** Required work **
In this exercise, print only the lines of the records below from the one with "Rebuild this chart" through the one with "var healthTpr = [0, 0.8, 0.8, 1, 1];", inclusive. Pictures are not part of the copy.

** Records supplied **
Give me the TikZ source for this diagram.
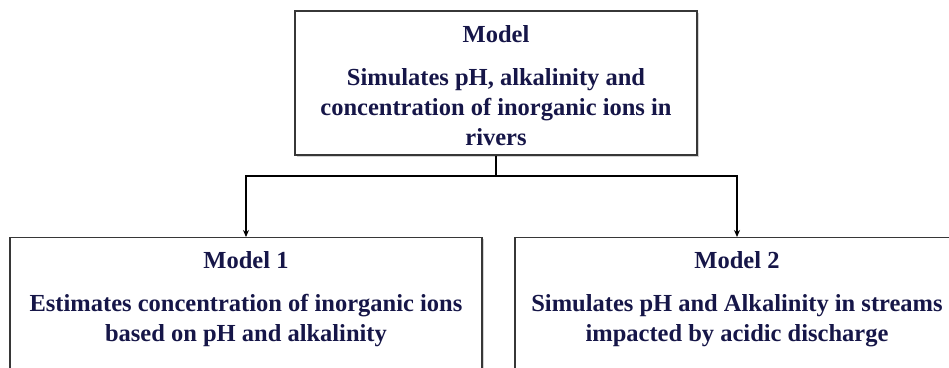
\documentclass[tikz,border=0pt]{standalone}
\usepackage{fontspec}
\setmainfont{Liberation Serif}
\usetikzlibrary{arrows.meta,shadows}
\definecolor{inkblue}{RGB}{22,22,72}
\definecolor{boxline}{RGB}{55,55,55}
\begin{document}
\begin{tikzpicture}[x=1pt,y=-1pt,
  modelbox/.style={draw=boxline,line width=1.4pt,fill=white,inner sep=0pt,
    drop shadow={shadow xshift=1.5pt,shadow yshift=-1.5pt,opacity=0.35}},
  label/.style={inner sep=0pt,anchor=north,align=center,text=inkblue,
    font=\fontsize{24.5}{30}\selectfont\bfseries},
  conn/.style={draw=black,line width=1.8pt},
  tip/.style={-{Stealth[length=7pt,width=6pt]}}]
  \useasboundingbox (0,0) rectangle (949,367);
  \clip (0,0) rectangle (949,367);
  % boxes
  \node[modelbox,minimum width=402pt,minimum height=144pt] (top) at (496,83) {};
  \node[modelbox,anchor=north,minimum width=472pt,minimum height=200pt] (m1) at (246,237) {};
  \node[modelbox,anchor=north,minimum width=444pt,minimum height=200pt] (m2) at (737,237) {};
  % texts
  \node[label] (toptext) at (496,25) {Model\\[13pt]Simulates pH, alkalinity and\\concentration of inorganic ions in\\rivers};
  \node[label] (m1text) at (246,251) {Model 1\\[13pt]Estimates concentration of inorganic ions\\based on pH and alkalinity};
  \node[label] (m2text) at (737,251) {Model 2\\[13pt]Simulates pH and Alkalinity in streams\\impacted by acidic discharge};
  % connectors
  \draw[conn,tip] (top.south) -- ++(0,20) -| (m1.north);
  \draw[conn,tip] (top.south) -- ++(0,20) -| (m2.north);
\end{tikzpicture}
\end{document}
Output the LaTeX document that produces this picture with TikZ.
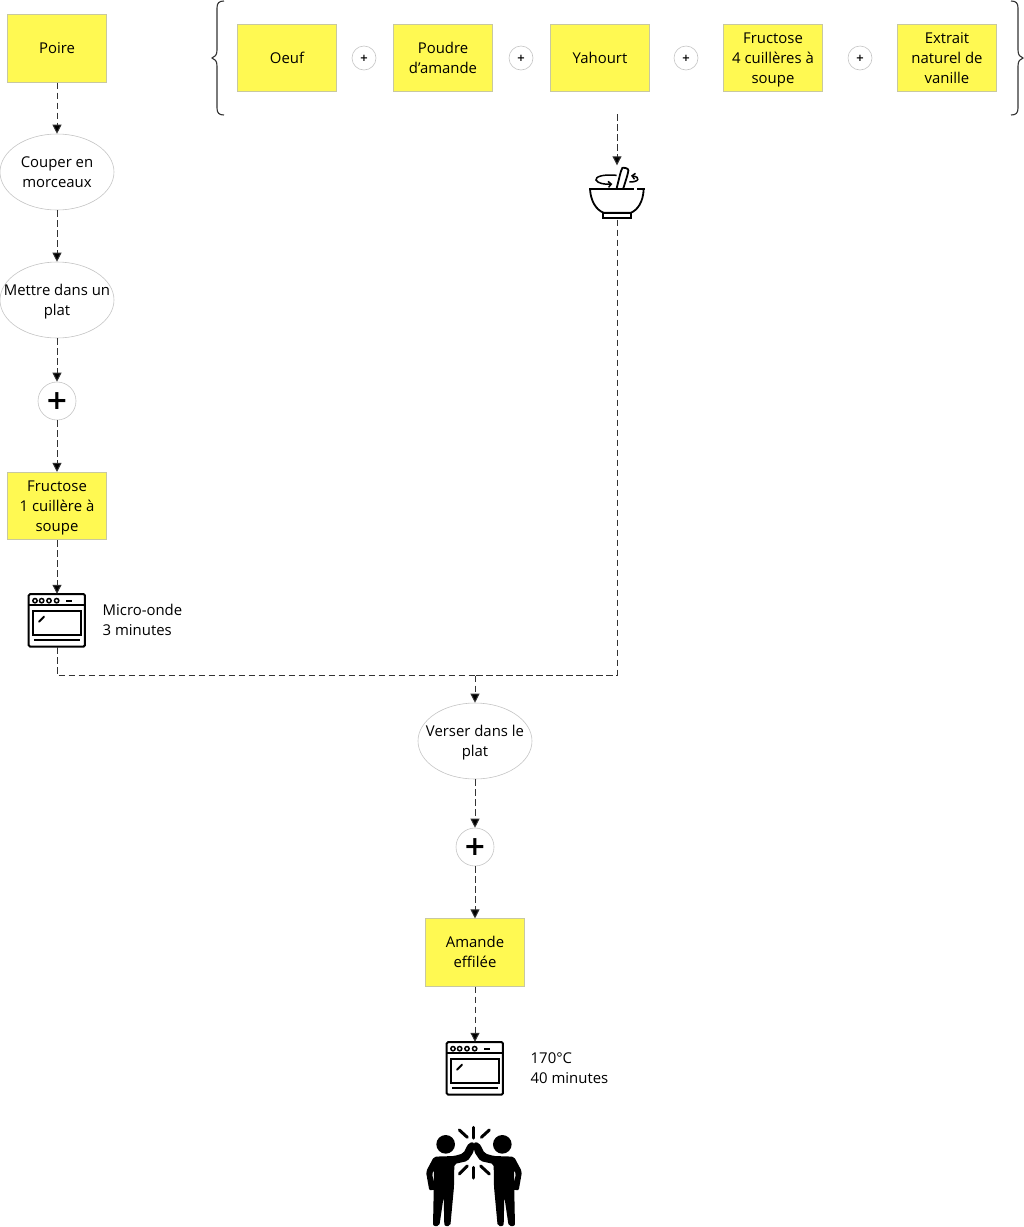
\documentclass[tikz,border=0pt]{standalone}
\usepackage{fontspec}
\setmainfont{Open Sans}
\newfontfamily\plusfont{DejaVu Sans}
\usetikzlibrary{arrows.meta,shapes.geometric}
\definecolor{stickyfill}{HTML}{FFF952}
\definecolor{stickyline}{HTML}{C8C8A0}
\definecolor{ringline}{HTML}{C4C4C4}
\definecolor{flowline}{HTML}{333333}
\newcommand{\ovenicon}[1]{%
  \begin{scope}[shift={(#1)},x=0.3333pt,y=-0.3333pt,line width=2pt,black]
    \draw[rounded corners=1.5pt] (86,72) rectangle (255,230);
    \draw (86,105) -- (255,105);
    \foreach \cx in {105,125,147,170} \draw[line width=1.5pt] (\cx,92) circle (6.5);
    \draw (199,92) -- (216,92);
    \draw (100,122) rectangle (242,195);
    \draw[line cap=round] (117,155) -- (132,140);
    \draw (102,210) -- (240,210);
  \end{scope}}
\newcommand{\persona}{%
  \fill (107,103) circle (28);
  \fill[rounded corners=2pt] (72,140) -- (133,138) -- (160,130) -- (176,99) -- (192,96) -- (192,124) -- (173,153) -- (133,162)
    -- (132,230) -- (121,348) -- (103,348) -- (101,260) -- (88,348) -- (69,348) -- (72,200) -- (71,180) -- (66,190) -- (76,238) -- (58,242) -- (48,185) -- cycle;}
\newcommand{\firstline}{\rule{0pt}{14pt}}
\newcommand{\lastline}{\rule[-4pt]{0pt}{4pt}}
\tikzset{
  x=1pt,y=-1pt,
  every node/.style={font=\fontsize{14.9}{20}\selectfont,align=center,text=black},
  lbl/.style={execute at end node=\lastline},
  sticky/.style={draw=stickyline,line width=0.6pt,fill=stickyfill,minimum width=99.5pt,minimum height=67.5pt,inner sep=0pt},
  action/.style={lbl,draw=ringline,line width=0.6pt,ellipse,minimum width=114pt,minimum height=76pt,inner ysep=0pt,inner xsep=-20pt},
  bigplus/.style={draw=ringline,line width=0.6pt,circle,minimum size=38pt,inner sep=0pt,font=\plusfont\bfseries\fontsize{27}{27}\selectfont,text=black},
  smallplus/.style={draw=ringline,line width=0.6pt,circle,minimum size=24pt,inner sep=0pt,font=\plusfont\bfseries\fontsize{10}{10}\selectfont,text=black},
  note/.style={lbl,align=left,anchor=west,inner sep=0pt},
  flow/.style={draw=flowline,line width=1pt,dash pattern=on 6.5pt off 3.5pt},
  flowa/.style={flow,-{Triangle[width=9pt,length=9pt,fill=black]}},
  curly/.style={draw=flowline,line width=1.1pt}
}
\begin{document}
\begin{tikzpicture}[x=1pt,y=-1pt]
\useasboundingbox (0,0) rectangle (1024,1227);
% left column
\node[sticky] (poire) at (57,48.5) {Poire};
\node[action] (couper) at (57,172) {\firstline Couper en\\morceaux};
\node[action] (mettre) at (57,300) {\firstline Mettre dans un\\plat};
\node[bigplus] (plusa) at (57,401) {+};
\node[sticky,lbl] (fructa) at (57,506) {\firstline Fructose\\1 cuillère à\\soupe};
\node[minimum width=58pt,minimum height=53pt,inner sep=0pt] (ovena) at (57,620.5) {};
\ovenicon{0,570}
\node[note] (micro) at (102.5,620.5) {\firstline Micro-onde\\3 minutes};
% top row
\node[sticky] (oeuf) at (287,58) {Oeuf};
\node[sticky,lbl] (poudre) at (443,58) {\firstline Poudre\\d’amande};
\node[sticky] (yahourt) at (600,58) {Yahourt};
\node[sticky,lbl] (fructb) at (773,58) {\firstline Fructose\\4 cuillères à\\soupe};
\node[sticky,lbl] (extrait) at (947,58) {\firstline Extrait\\naturel de\\vanille};
\node[smallplus] (p1) at (364,58) {+};
\node[smallplus] (p2) at (521,58) {+};
\node[smallplus] (p3) at (686,58) {+};
\node[smallplus] (p4) at (860,58) {+};
% braces
\draw[curly] (224,1) .. controls (219,1) and (217,3) .. (217,8) -- (217,50) .. controls (217,55) and (215,57) .. (212,58)
  .. controls (215,59) and (217,61) .. (217,66) -- (217,108) .. controls (217,113) and (219,115) .. (224,115);
\draw[curly] (1011,1) .. controls (1016,1) and (1018,3) .. (1018,8) -- (1018,50) .. controls (1018,55) and (1020,57) .. (1023,58)
  .. controls (1020,59) and (1018,61) .. (1018,66) -- (1018,108) .. controls (1018,113) and (1016,115) .. (1011,115);
% mortar
\coordinate (bracefoot) at (617,114);
\node[minimum width=56pt,minimum height=54pt,inner sep=0pt] (mortar) at (617,192.5) {};
\begin{scope}[shift={(560,100)},x=0.3333pt,y=-0.3333pt,line width=1.8pt,black]
  \draw (88,267) -- (222,267);
  \draw (232,267) -- (254,267);
  \draw (90,267) .. controls (92,305) and (110,330) .. (130,338) -- (213,338) .. controls (233,330) and (250,305) .. (251,267);
  \draw (128,338) rectangle (213,355);
  \draw[rounded corners=3pt] (170,265) -- (183,212) .. controls (188,202) and (206,204) .. (204,220) -- (190,265);
  \draw[line width=1.5pt,-{Straight Barb[length=3pt,width=6pt]}] (170,226) .. controls (130,222) and (105,230) .. (108,240) .. controls (112,250) and (135,254) .. (157,252);
  \draw[line width=1.5pt,-{Straight Barb[length=3pt,width=6pt]}] (208,246) .. controls (236,247) and (244,232) .. (213,227);
\end{scope}
% lower part
\node[action] (verser) at (475,741) {\firstline Verser dans le\\plat};
\node[bigplus] (plusb) at (475,847) {+};
\node[sticky,lbl] (amande) at (475,952.5) {\firstline Amande\\effilée};
\node[minimum width=58pt,minimum height=53pt,inner sep=0pt] (ovenb) at (475,1068.5) {};
\ovenicon{418,1018}
\node[note] (temp) at (530.5,1068.5) {\firstline 170°C\\40 minutes};
% high five
\begin{scope}[shift={(410,1110)},x=0.3333pt,y=-0.3333pt,black]
  \persona
  \begin{scope}[shift={(384,0)},xscale=-1]\persona\end{scope}
  \begin{scope}[line width=3pt,line cap=round]
  \draw (192,52) -- (192,84);
  \draw (148,60) -- (172,82);
  \draw (238,60) -- (214,82);
  \draw (192,172) -- (192,204);
  \draw (172,168) -- (148,192);
  \draw (212,168) -- (238,192);
  \end{scope}
\end{scope}
% connectors
\draw[flowa] (poire) -- (couper);
\draw[flowa] (couper) -- (mettre);
\draw[flowa] (mettre) -- (plusa);
\draw[flowa] (plusa) -- (fructa);
\draw[flowa] (fructa) -- (ovena);
\draw[flowa] (bracefoot) -- (mortar.north);
\coordinate (merge) at (475,675.5);
\draw[flow] (ovena.south) |- (merge);
\draw[flow] (mortar.south) |- (merge);
\draw[flowa] (merge) -- (verser);
\draw[flowa] (verser) -- (plusb);
\draw[flowa] (plusb) -- (amande);
\draw[flowa] (amande) -- (ovenb);
\end{tikzpicture}
\end{document}
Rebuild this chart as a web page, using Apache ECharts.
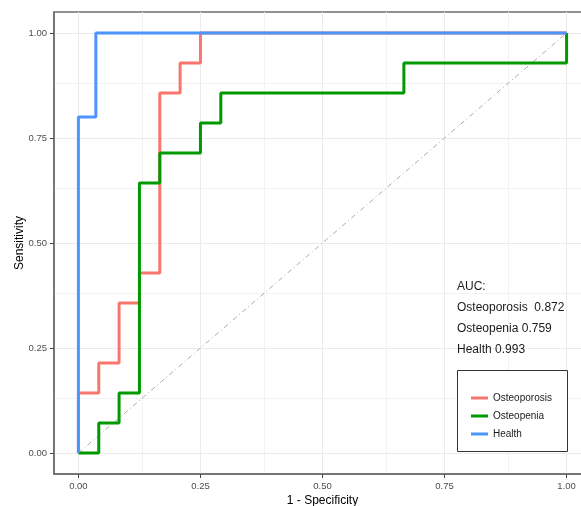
<!DOCTYPE html>
<html>
<head>
<meta charset="utf-8">
<script src="https://cdn.jsdelivr.net/npm/echarts@6/dist/echarts.min.js"></script>
<style>
  html, body { margin: 0; padding: 0; background: #fff; }
  #chart { width: 581px; height: 506px; }
</style>
</head>
<body>
<div id="chart"></div>
<script>
  // ROC corner points
  var osteoporosisFpr = [0, 0, 0.0417, 0.0417, 0.0833, 0.0833, 0.125, 0.125, 0.1667, 0.1667, 0.2083, 0.2083, 0.25, 0.25, 1];
  var osteoporosisTpr = [0, 0.1429, 0.1429, 0.2143, 0.2143, 0.3571, 0.3571, 0.4286, 0.4286, 0.8571, 0.8571, 0.9286, 0.9286, 1, 1];

  var osteopeniaFpr = [0, 0.0417, 0.0417, 0.0833, 0.0833, 0.125, 0.125, 0.1667, 0.1667, 0.25, 0.25, 0.2917, 0.2917, 0.6667, 0.6667, 1, 1];
  var osteopeniaTpr = [0, 0, 0.0714, 0.0714, 0.1429, 0.1429, 0.6429, 0.6429, 0.7143, 0.7143, 0.7857, 0.7857, 0.8571, 0.8571, 0.9286, 0.9286, 1];

  var healthFpr = [0, 0, 0.0357, 0.0357, 1];
  var healthTpr = [0, 0.8, 0.8, 1, 1];

  var groupNames = ['Osteoporosis', 'Osteopenia', 'Health'];
  var aucValues = ['0.872', '0.759', '0.993'];

  var majorTicks = [0, 0.25, 0.5, 0.75, 1];
  var minorTicks = [0.125, 0.375, 0.625, 0.875];

  function pairs(xs, ys) {
    var out = [];
    for (var i = 0; i < xs.length; i++) out.push([xs[i], ys[i]]);
    return out;
  }

  function gridLines() {
    var d = [];
    minorTicks.forEach(function (v) {
      d.push({ xAxis: v, lineStyle: { color: '#F2F2F2', width: 1, type: 'solid' } });
      d.push({ yAxis: v, lineStyle: { color: '#F2F2F2', width: 1, type: 'solid' } });
    });
    majorTicks.forEach(function (v) {
      d.push({ xAxis: v, lineStyle: { color: '#EBEBEB', width: 1, type: 'solid' } });
      d.push({ yAxis: v, lineStyle: { color: '#EBEBEB', width: 1, type: 'solid' } });
    });
    return d;
  }

  var fmt = function (v) { return v.toFixed(2); };
  var font = 'Liberation Sans, Arial, sans-serif';
  var frame = '#6E6E6E';

  // panel runs -0.05..1.05 (ggplot expansion); the tick grid covers exactly 0..1
  var panel = { left: 54, top: 12, right: -10, bottom: 32 };
  var tickGrid = { left: 78.4, top: 33, right: 14.4, bottom: 53 };

  var tickAxis = {
    type: 'value', gridIndex: 1, min: 0, max: 1, interval: 0.25,
    axisLine: { show: false, onZero: false },
    axisTick: { show: true, inside: false, length: 4, lineStyle: { color: '#444', width: 1 } },
    axisLabel: { fontSize: 9.5, color: '#4D4D4D', margin: 7, formatter: fmt },
    splitLine: { show: false }
  };

  var chart = echarts.init(document.getElementById('chart'));

  var option = {
    animation: false,
    textStyle: { fontFamily: font },
    title: {
      text: 'AUC:\n' +
        groupNames[0] + '  ' + aucValues[0] + '\n' +
        groupNames[1] + ' ' + aucValues[1] + '\n' +
        groupNames[2] + ' ' + aucValues[2],
      left: 452,
      top: 271,
      textStyle: { fontSize: 12, fontWeight: 'normal', color: '#1a1a1a', lineHeight: 21, fontFamily: font }
    },
    grid: [
      {
        left: panel.left, top: panel.top, right: panel.right, bottom: panel.bottom,
        containLabel: false, outerBoundsMode: 'none',
        show: true, borderColor: frame, borderWidth: 1.5
      },
      {
        left: tickGrid.left, top: tickGrid.top, right: tickGrid.right, bottom: tickGrid.bottom,
        containLabel: false, outerBoundsMode: 'none', show: false
      }
    ],
    xAxis: [
      {
        type: 'value', min: -0.05, max: 1.05,
        name: '1 - Specificity', nameLocation: 'middle', nameGap: 21, nameMoveOverlap: false,
        nameTextStyle: { fontSize: 12, color: '#000', fontFamily: font },
        axisLine: { show: true, onZero: false, lineStyle: { color: frame, width: 1.5 } },
        axisTick: { show: false },
        axisLabel: { show: false },
        splitLine: { show: false }
      },
      Object.assign({}, tickAxis, { position: 'bottom', offset: tickGrid.bottom - panel.bottom })
    ],
    yAxis: [
      {
        type: 'value', min: -0.05, max: 1.05,
        name: 'Sensitivity', nameLocation: 'middle', nameGap: 28, nameRotate: 90, nameMoveOverlap: false,
        nameTextStyle: { fontSize: 12, color: '#000', fontFamily: font },
        axisLine: { show: true, onZero: false, lineStyle: { color: frame, width: 1.5 } },
        axisTick: { show: false },
        axisLabel: { show: false },
        splitLine: { show: false }
      },
      Object.assign({}, tickAxis, { position: 'left', offset: tickGrid.left - panel.left })
    ],
    legend: {
      data: groupNames,
      orient: 'vertical',
      left: 466, top: 388,
      itemWidth: 17, itemHeight: 3, itemGap: 8,
      icon: 'rect',
      textStyle: { fontSize: 10, color: '#1a1a1a', fontFamily: font },
      z: 6
    },
    graphic: [{
      type: 'rect', z: 5,
      shape: { x: 457.5, y: 370.5, width: 110, height: 81 },
      style: { fill: '#fff', stroke: '#333', lineWidth: 1 }
    }],
    series: [
      {
        name: 'grid', type: 'line', data: [], silent: true, z: 0,
        markLine: { silent: true, z: 0, symbol: 'none', label: { show: false }, animation: false, data: gridLines() }
      },
      {
        name: 'diag', type: 'line', silent: true, symbol: 'none', z: 1,
        data: [[0, 0], [1, 1]],
        lineStyle: { color: '#AAAAAA', width: 1, type: [5, 3, 1, 3] }
      },
      {
        name: groupNames[0], type: 'line', symbol: 'none', z: 2,
        data: pairs(osteoporosisFpr, osteoporosisTpr),
        itemStyle: { color: '#F8766D' },
        lineStyle: { color: '#F8766D', width: 3 }
      },
      {
        name: groupNames[1], type: 'line', symbol: 'none', z: 3,
        data: pairs(osteopeniaFpr, osteopeniaTpr),
        itemStyle: { color: '#009A00' },
        lineStyle: { color: '#009A00', width: 3 }
      },
      {
        name: groupNames[2], type: 'line', symbol: 'none', z: 4,
        data: pairs(healthFpr, healthTpr),
        itemStyle: { color: '#4D94FF' },
        lineStyle: { color: '#4D94FF', width: 3 }
      }
    ]
  };

  chart.setOption(option);
</script>
</body>
</html>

** Full answer **
Rebuild this chart as a web page, using Apache ECharts.
<!DOCTYPE html>
<html>
<head>
<meta charset="utf-8">
<script src="https://cdn.jsdelivr.net/npm/echarts@6/dist/echarts.min.js"></script>
<style>
  html, body { margin: 0; padding: 0; background: #fff; }
  #chart { width: 581px; height: 506px; }
</style>
</head>
<body>
<div id="chart"></div>
<script>
  // ROC corner points
  var osteoporosisFpr = [0, 0, 0.0417, 0.0417, 0.0833, 0.0833, 0.125, 0.125, 0.1667, 0.1667, 0.2083, 0.2083, 0.25, 0.25, 1];
  var osteoporosisTpr = [0, 0.1429, 0.1429, 0.2143, 0.2143, 0.3571, 0.3571, 0.4286, 0.4286, 0.8571, 0.8571, 0.9286, 0.9286, 1, 1];

  var osteopeniaFpr = [0, 0.0417, 0.0417, 0.0833, 0.0833, 0.125, 0.125, 0.1667, 0.1667, 0.25, 0.25, 0.2917, 0.2917, 0.6667, 0.6667, 1, 1];
  var osteopeniaTpr = [0, 0, 0.0714, 0.0714, 0.1429, 0.1429, 0.6429, 0.6429, 0.7143, 0.7143, 0.7857, 0.7857, 0.8571, 0.8571, 0.9286, 0.9286, 1];

  var healthFpr = [0, 0, 0.0357, 0.0357, 1];
  var healthTpr = [0, 0.8, 0.8, 1, 1];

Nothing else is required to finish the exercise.